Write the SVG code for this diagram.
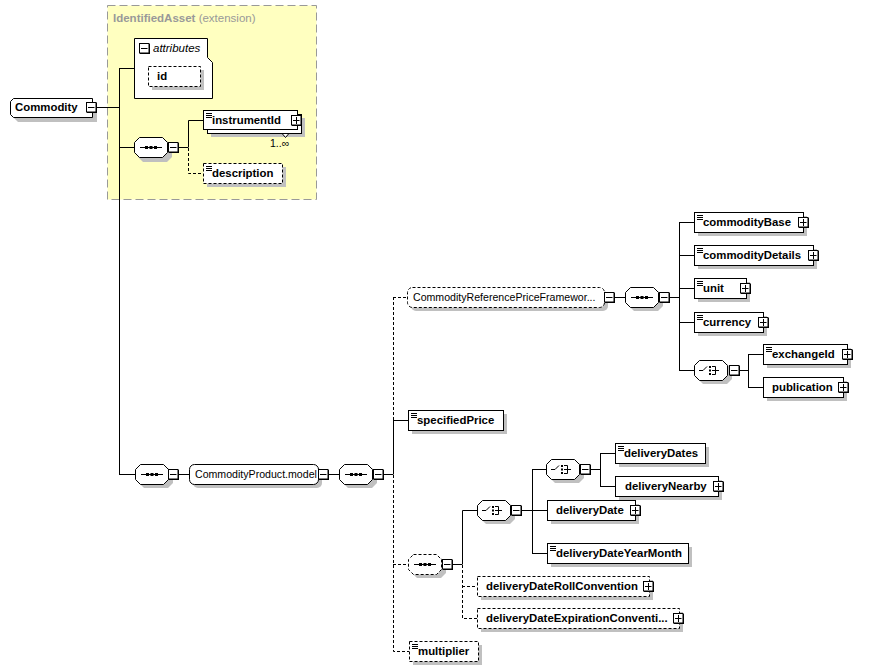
□ □ □ □ □
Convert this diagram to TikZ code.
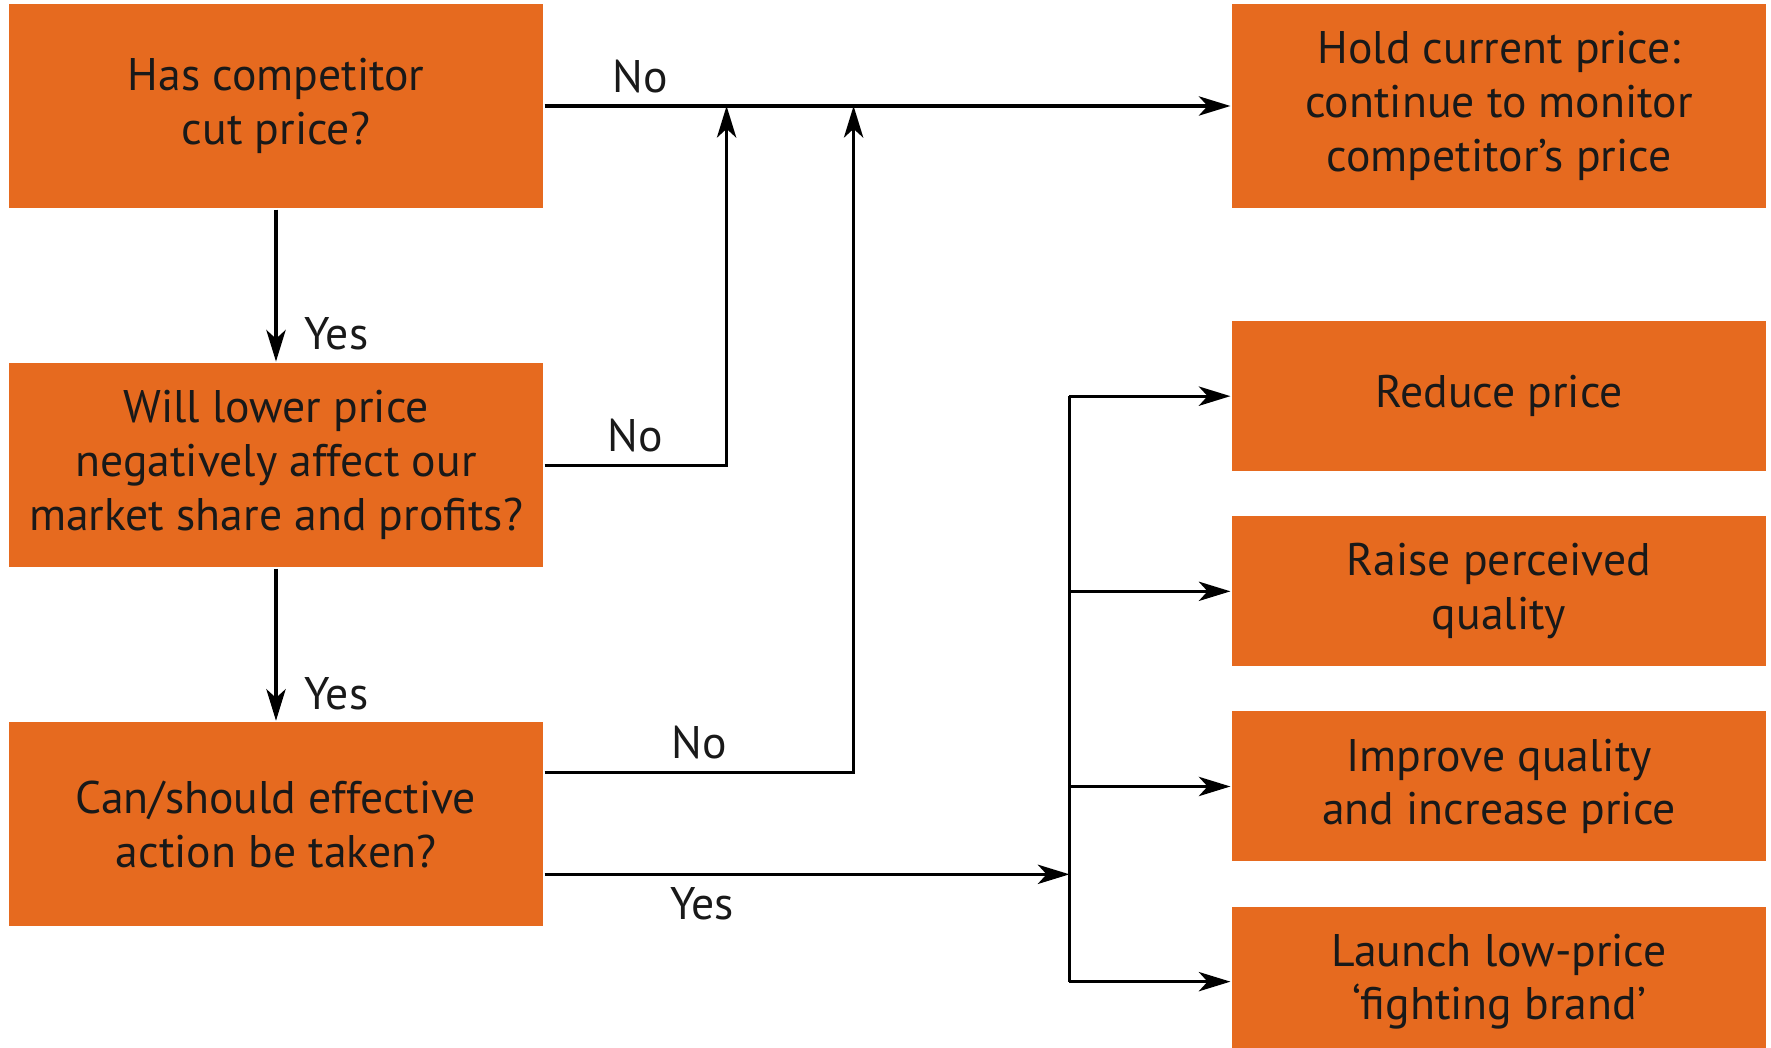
□ □ □ □ □
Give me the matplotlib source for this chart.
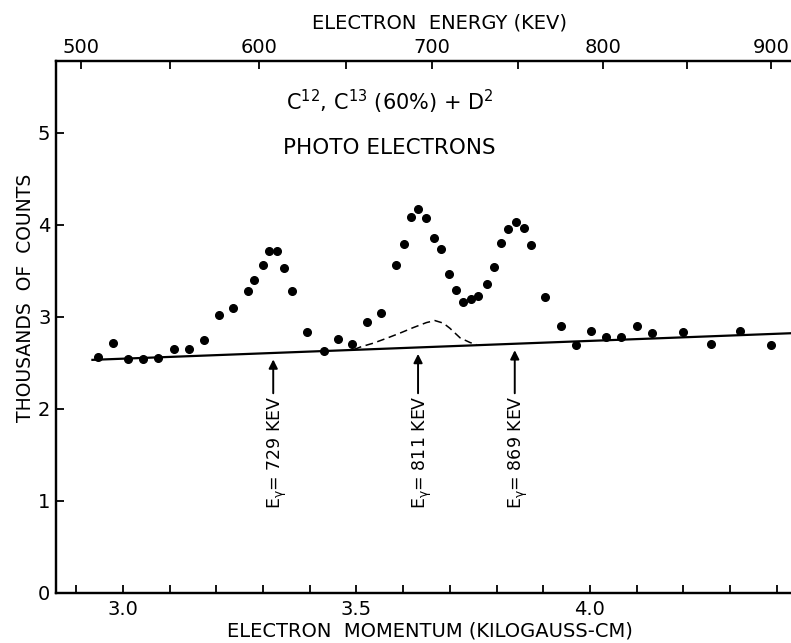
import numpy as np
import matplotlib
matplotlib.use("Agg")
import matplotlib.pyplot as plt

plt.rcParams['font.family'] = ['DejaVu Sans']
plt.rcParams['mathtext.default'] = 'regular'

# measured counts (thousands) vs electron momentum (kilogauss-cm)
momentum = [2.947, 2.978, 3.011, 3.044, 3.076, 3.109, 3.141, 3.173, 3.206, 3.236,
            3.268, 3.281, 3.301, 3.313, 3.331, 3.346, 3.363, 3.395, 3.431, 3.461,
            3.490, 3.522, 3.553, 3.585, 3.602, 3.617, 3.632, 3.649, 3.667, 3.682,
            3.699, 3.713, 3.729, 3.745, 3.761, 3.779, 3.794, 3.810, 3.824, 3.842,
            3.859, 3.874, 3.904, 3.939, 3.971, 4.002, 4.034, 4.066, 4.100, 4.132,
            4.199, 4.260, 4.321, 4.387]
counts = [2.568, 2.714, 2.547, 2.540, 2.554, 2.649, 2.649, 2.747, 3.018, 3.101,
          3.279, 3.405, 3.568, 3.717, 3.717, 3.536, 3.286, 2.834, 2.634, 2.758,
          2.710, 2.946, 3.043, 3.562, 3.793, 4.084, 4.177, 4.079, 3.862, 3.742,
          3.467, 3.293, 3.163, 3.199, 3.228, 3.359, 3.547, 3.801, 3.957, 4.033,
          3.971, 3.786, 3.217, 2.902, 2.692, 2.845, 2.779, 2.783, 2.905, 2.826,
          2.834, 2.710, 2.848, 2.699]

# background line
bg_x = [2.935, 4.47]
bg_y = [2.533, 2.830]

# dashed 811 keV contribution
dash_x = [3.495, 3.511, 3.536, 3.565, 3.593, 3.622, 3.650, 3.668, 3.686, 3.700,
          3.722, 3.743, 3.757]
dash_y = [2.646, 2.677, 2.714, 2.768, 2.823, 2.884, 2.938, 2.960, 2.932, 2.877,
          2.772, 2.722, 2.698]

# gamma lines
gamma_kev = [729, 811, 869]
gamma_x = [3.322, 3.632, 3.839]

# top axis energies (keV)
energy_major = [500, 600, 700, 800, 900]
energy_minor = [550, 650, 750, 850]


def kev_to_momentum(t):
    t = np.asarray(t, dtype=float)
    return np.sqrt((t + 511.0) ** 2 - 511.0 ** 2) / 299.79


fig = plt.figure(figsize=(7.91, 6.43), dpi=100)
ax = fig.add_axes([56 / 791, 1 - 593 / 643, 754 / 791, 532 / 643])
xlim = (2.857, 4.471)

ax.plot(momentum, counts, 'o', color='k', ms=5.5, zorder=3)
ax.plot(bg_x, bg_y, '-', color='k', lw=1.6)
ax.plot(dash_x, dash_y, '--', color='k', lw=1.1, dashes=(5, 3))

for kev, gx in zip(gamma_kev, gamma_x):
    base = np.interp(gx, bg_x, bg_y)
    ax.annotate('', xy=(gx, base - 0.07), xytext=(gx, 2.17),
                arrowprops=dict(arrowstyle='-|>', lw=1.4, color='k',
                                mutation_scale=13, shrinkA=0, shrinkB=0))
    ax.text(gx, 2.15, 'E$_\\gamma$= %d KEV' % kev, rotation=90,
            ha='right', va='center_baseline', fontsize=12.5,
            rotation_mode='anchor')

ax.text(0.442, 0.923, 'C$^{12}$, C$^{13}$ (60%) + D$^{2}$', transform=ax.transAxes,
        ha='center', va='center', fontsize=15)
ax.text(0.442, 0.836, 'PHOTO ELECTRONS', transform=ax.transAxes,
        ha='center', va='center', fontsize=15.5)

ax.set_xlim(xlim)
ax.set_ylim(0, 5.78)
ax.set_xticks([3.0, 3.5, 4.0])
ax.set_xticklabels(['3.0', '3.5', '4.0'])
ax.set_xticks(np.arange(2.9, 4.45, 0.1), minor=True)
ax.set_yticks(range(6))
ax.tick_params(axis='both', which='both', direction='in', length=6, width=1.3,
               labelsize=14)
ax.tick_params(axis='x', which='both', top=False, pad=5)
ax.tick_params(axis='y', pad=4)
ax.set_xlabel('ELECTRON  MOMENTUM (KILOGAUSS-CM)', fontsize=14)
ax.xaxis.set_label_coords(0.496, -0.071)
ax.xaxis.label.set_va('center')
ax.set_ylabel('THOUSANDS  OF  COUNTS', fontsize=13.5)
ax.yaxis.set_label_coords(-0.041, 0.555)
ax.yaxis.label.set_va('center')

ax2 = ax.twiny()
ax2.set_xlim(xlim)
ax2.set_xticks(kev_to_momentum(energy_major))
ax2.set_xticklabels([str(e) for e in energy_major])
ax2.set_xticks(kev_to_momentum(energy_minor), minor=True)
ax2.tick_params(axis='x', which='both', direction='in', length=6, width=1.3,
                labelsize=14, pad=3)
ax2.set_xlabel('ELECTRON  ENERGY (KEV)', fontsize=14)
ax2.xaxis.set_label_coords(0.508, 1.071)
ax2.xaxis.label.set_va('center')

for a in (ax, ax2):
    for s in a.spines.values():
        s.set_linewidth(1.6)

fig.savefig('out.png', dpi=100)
□ □ □ □ □
Goal of the exercise: Report each line of the material above where the word "diagram" appears.

Answer to the task:
Write the SVG code for this diagram.
Convert this diagram to TikZ code.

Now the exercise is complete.